After recovery, all user containers need to be recreated and started. User accounts, egress IPs, and bindings from the database are preserved.

Database-only Recovery

bash
systemctl stop cloud-cli-proxy-control-plane
sudo -u postgres psql -c "DROP DATABASE cloudproxy"
sudo -u postgres psql -c "CREATE DATABASE cloudproxy OWNER cloudproxy"
pg_restore -d cloudproxy /var/backups/cloud-cli-proxy/latest-backup.dump
systemctl start cloud-cli-proxy-control-plane

Logs

bash
# Control plane (follow)
journalctl -u cloud-cli-proxy-control-plane -f

# Host-agent (follow)
journalctl -u cloud-cli-proxy-host-agent -f

# Last N lines
journalctl -u cloud-cli-proxy-control-plane --no-pager -n 100

# Time range
journalctl -u cloud-cli-proxy-control-plane --since "2026-03-27 00:00:00" --until "2026-03-27 23:59:59"

# Docker Compose deployment
docker compose logs -f control-plane
docker compose logs -f admin

FAQ

Q: What proxy protocols are supported?

A: Five protocols: SOCKS5, VMess, Shadowsocks, Trojan, and HTTP Proxy. Configuration follows the sing-box outbound format.

Q: What's the difference between WireGuard and Proxy mode?

A: WireGuard uses kernel-level full-tunnel with better performance. Proxy mode uses sing-box tun in userspace, supporting more protocols with slight overhead. Both achieve full-traffic egress enforcement with zero leaks.

Q: Will user container data be lost?

A: Rebuilding a host preserves the home directory. Deleting a host destroys all data. Back up important data using Git or similar tools.

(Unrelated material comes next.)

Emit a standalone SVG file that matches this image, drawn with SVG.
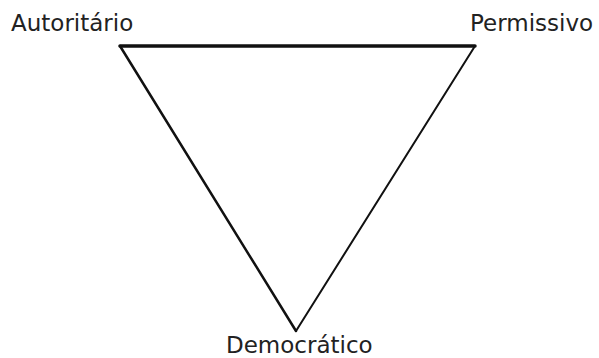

Q: Can I develop on macOS / Windows?

A: Yes. When using make dev, host-agent runs in embedded mode. For proxy mode egress, build the sing-box gateway sidecar first: make gateway-image.

Q: How do I update the user container image?

A: Rebuild the managed image (make user-image), then rebuild the hosts that need updating. Rebuilding preserves home directory data.